While the monthly aggregate extreme wave pattern may not serve as a reliable indicator to identify cold fronts due to their occurrence during the windy season, it is relatively easy to identify hurricanes. In 2007, two hurricanes, Hurricane Dean and Hurricane Felix, passed through the Caribbean Sea. Hurricane Dean occurred on August 17th, and moved westward from Martinica and Santa Lucia impacting the central part of the basin. The highest wave height from Hurricane Dean was observed in the eastern basin between the Lesser Antilles and the coast of Venezuela. Hurricane Felix entered the Caribbean on September 1st, between Granada and Trinidad y Tobago (see Figure S5a), and reached the coast of Nicaragua on September 4th. The maximum wave heights from Hurricane Felix were easily identified on Aruba, extending northeastwards in a lenticular shape.

Moving on to 2008, four hurricanes - Dolly, Gustav, Omar, and Paloma - impacted the Caribbean Sea (Figure S5b). The extreme wave signatures of these hurricanes, which occurred in their respective months, can be seen in Figure 7. Hurricane Dolly was located south of Cuba on July 20th, Hurricane Omar traveled northeastwards between October 14th and 16th and Hurricane Paloma can be identified between Nicaragua and the insular Colombian territories of San Andrés and Providencia on November 6th. However, Hurricane Gustav, which was located east of Curac¸ao on July 15th and crossed Jamaica on the 29th, did not generate the most extreme waves for that month. This indicates that while both the cold fronts and the hurricanes can generate extreme waves associated with strong winds and flooding, which are important for coastal inundation, extreme waves in the Caribbean as a whole basin are mostly generated by the trade winds during the windy season.

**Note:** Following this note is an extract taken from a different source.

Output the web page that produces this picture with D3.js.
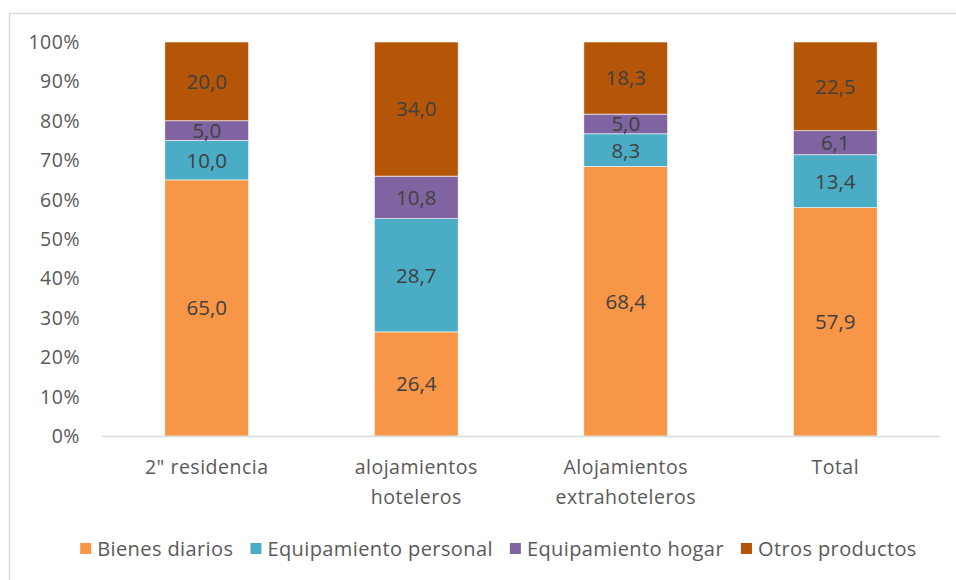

Now, an example that highlights the limitations of this methodology is seen in 2009 (Figure 7). During this year, two hurricanes affected the area without leaving a clear signature on the extreme wave patterns for their respective months. Hurricane Erika, a tropical storm, entered the eastern side of the Caribbean basin from September 1st to 3rd, and hurricane Ida, a tropical depression, formed in the western side near San Andres on November 4th. It is important to note that this methodology gives more importance to events that occur over larger areas of the basin. Therefore, when we observe specific events like hurricanes based on the monthly maximum values (with HsM methodology), it indicates that these events were exceptionally intense and surpassed the cumulative effect of other smaller events at a large area.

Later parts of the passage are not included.